## Exercise directions
Copy every line of the data in which the word "drawn" occurs.

## Raw data

===

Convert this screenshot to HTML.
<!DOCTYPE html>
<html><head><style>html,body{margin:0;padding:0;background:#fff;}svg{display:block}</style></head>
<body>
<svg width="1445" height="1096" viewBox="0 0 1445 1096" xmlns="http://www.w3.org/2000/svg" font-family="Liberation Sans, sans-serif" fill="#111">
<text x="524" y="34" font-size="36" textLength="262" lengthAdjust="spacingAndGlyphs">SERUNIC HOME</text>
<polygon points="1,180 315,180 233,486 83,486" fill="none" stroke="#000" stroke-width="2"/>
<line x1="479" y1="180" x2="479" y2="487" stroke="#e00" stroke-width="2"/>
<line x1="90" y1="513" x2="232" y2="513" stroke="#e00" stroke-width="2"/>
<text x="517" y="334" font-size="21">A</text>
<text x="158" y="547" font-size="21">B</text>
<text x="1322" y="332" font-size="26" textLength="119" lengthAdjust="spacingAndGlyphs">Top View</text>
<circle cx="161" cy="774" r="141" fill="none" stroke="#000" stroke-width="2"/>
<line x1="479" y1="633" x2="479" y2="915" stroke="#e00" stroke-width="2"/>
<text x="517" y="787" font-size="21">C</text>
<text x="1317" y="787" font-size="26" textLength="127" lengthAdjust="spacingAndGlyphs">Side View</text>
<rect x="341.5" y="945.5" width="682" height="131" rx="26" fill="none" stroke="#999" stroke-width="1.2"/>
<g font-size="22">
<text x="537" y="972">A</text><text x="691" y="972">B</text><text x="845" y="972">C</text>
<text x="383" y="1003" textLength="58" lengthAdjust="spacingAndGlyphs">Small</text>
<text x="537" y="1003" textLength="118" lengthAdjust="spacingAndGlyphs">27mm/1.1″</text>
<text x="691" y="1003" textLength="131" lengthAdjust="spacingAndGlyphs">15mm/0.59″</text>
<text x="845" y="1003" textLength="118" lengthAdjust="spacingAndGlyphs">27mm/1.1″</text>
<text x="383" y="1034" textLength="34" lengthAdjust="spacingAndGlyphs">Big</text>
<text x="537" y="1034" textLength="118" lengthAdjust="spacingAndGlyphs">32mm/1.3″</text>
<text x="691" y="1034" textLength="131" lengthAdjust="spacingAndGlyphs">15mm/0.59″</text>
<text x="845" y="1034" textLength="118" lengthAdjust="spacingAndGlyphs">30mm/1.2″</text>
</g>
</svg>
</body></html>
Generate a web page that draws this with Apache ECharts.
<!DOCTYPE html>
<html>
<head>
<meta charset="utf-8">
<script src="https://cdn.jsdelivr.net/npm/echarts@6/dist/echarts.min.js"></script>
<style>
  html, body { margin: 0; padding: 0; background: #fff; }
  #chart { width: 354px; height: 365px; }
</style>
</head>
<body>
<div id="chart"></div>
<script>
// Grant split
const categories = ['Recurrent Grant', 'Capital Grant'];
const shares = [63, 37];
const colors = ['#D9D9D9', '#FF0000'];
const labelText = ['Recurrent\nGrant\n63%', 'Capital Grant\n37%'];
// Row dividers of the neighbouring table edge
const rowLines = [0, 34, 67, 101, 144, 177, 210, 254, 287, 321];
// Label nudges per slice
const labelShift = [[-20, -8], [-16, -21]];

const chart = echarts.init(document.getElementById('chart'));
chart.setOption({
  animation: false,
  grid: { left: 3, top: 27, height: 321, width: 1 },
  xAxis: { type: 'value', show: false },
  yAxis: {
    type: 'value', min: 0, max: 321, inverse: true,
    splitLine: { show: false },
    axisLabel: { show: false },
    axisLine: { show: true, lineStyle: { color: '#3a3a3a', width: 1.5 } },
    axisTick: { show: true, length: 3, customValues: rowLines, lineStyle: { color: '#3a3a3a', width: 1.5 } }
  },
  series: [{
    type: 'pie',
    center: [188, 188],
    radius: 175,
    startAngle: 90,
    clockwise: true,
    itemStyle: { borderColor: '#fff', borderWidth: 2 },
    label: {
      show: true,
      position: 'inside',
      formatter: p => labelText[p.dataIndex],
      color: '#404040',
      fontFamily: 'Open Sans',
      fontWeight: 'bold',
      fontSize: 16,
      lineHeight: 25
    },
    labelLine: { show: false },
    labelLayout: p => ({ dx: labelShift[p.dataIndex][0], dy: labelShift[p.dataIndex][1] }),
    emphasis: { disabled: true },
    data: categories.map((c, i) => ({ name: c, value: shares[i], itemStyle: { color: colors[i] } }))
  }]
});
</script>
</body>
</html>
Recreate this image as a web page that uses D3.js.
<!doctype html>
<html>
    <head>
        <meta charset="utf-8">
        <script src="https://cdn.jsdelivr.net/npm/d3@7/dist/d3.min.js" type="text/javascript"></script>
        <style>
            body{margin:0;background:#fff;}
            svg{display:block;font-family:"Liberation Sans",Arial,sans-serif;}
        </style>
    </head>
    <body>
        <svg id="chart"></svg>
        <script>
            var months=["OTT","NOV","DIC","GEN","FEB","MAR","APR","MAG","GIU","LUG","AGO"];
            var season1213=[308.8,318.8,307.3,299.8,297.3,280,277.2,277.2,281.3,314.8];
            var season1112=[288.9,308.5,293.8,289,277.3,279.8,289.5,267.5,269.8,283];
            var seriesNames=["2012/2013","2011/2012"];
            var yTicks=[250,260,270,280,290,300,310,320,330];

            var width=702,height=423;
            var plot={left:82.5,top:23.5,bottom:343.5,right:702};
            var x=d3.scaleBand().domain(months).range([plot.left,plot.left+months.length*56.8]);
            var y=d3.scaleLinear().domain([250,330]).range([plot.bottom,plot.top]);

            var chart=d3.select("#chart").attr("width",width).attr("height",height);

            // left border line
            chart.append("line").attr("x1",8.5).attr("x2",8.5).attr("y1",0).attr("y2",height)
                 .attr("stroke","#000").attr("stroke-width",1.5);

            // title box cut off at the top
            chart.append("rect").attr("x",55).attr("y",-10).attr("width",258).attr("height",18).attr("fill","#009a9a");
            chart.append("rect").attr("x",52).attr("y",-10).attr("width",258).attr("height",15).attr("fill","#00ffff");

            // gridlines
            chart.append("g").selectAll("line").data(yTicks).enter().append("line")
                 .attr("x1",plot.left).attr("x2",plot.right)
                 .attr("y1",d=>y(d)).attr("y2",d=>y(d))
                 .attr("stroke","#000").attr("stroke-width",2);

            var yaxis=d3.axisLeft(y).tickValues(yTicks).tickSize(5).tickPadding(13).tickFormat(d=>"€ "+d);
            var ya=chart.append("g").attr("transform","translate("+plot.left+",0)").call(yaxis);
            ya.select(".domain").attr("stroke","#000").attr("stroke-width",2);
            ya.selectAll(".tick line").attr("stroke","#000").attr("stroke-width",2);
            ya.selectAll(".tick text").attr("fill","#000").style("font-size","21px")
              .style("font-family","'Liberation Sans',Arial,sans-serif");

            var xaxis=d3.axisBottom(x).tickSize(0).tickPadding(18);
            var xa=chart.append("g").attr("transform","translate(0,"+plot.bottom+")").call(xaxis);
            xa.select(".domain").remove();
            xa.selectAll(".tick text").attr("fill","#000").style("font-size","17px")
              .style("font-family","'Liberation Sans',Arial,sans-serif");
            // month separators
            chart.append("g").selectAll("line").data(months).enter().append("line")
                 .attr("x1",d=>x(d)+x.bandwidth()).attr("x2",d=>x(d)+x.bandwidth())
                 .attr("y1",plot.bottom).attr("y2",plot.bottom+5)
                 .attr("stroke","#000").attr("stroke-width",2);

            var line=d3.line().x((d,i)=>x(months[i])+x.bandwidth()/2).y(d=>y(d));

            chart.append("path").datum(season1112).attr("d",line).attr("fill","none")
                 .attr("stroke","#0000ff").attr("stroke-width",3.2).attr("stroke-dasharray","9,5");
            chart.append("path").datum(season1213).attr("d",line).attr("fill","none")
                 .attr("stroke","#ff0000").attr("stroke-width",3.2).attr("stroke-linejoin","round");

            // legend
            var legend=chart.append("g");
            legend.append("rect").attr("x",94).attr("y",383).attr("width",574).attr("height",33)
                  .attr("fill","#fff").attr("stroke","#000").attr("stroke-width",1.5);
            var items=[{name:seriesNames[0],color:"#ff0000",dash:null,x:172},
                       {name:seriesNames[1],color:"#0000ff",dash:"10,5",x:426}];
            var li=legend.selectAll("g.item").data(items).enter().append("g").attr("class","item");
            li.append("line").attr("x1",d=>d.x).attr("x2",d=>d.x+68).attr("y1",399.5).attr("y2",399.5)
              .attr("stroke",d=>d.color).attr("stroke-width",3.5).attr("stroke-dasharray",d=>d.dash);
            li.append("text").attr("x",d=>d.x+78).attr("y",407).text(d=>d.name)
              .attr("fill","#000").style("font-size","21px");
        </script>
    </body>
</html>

===

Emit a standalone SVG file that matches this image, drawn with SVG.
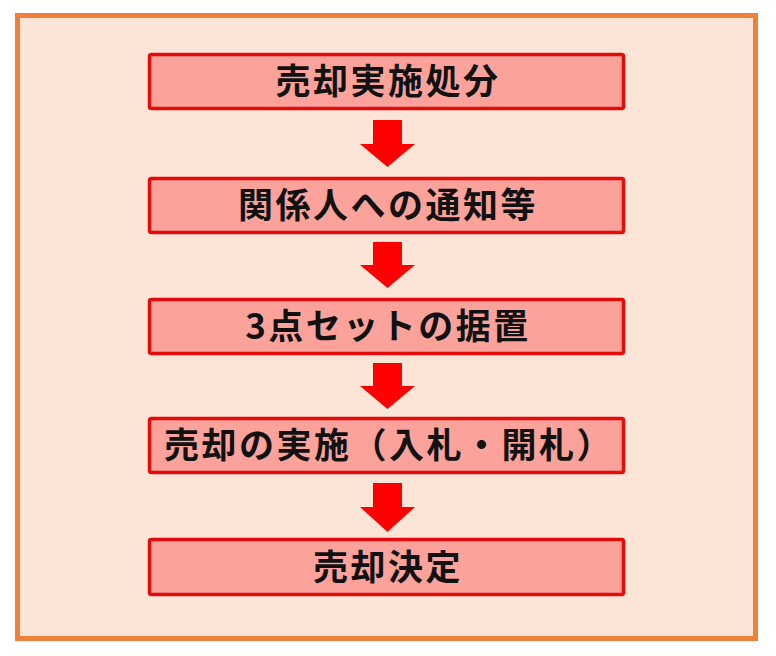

===

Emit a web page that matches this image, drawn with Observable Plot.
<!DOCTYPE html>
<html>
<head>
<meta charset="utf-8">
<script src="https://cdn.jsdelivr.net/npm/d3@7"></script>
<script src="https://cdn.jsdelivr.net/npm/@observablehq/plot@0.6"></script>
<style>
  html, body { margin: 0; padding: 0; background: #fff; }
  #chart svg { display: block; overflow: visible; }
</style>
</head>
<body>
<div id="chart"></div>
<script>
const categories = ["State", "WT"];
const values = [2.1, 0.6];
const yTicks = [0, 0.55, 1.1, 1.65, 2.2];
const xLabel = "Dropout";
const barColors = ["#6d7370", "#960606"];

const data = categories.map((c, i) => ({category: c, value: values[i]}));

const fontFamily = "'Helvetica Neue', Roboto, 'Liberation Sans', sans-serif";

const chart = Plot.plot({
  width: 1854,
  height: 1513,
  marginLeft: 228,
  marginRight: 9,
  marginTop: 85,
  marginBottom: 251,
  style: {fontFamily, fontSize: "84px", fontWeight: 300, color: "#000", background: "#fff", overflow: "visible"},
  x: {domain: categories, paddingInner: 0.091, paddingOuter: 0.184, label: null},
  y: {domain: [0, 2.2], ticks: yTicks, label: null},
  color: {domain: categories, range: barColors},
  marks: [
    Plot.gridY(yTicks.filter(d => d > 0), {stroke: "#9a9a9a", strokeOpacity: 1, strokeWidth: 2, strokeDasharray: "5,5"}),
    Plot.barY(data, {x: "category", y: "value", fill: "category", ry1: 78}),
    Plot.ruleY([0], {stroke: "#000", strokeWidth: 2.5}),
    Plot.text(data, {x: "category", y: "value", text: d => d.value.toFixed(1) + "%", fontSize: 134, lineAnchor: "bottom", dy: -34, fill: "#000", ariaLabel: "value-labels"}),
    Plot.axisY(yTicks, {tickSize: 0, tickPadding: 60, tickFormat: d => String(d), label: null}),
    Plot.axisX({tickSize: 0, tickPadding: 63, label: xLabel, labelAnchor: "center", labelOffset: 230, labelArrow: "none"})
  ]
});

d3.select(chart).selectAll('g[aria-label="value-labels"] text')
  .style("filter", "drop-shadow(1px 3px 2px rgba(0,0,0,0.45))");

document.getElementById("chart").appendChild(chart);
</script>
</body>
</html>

===

## Solved exercise
Emit a standalone SVG file that matches this image, drawn with SVG.
Emit a web page that matches this image, drawn with Observable Plot.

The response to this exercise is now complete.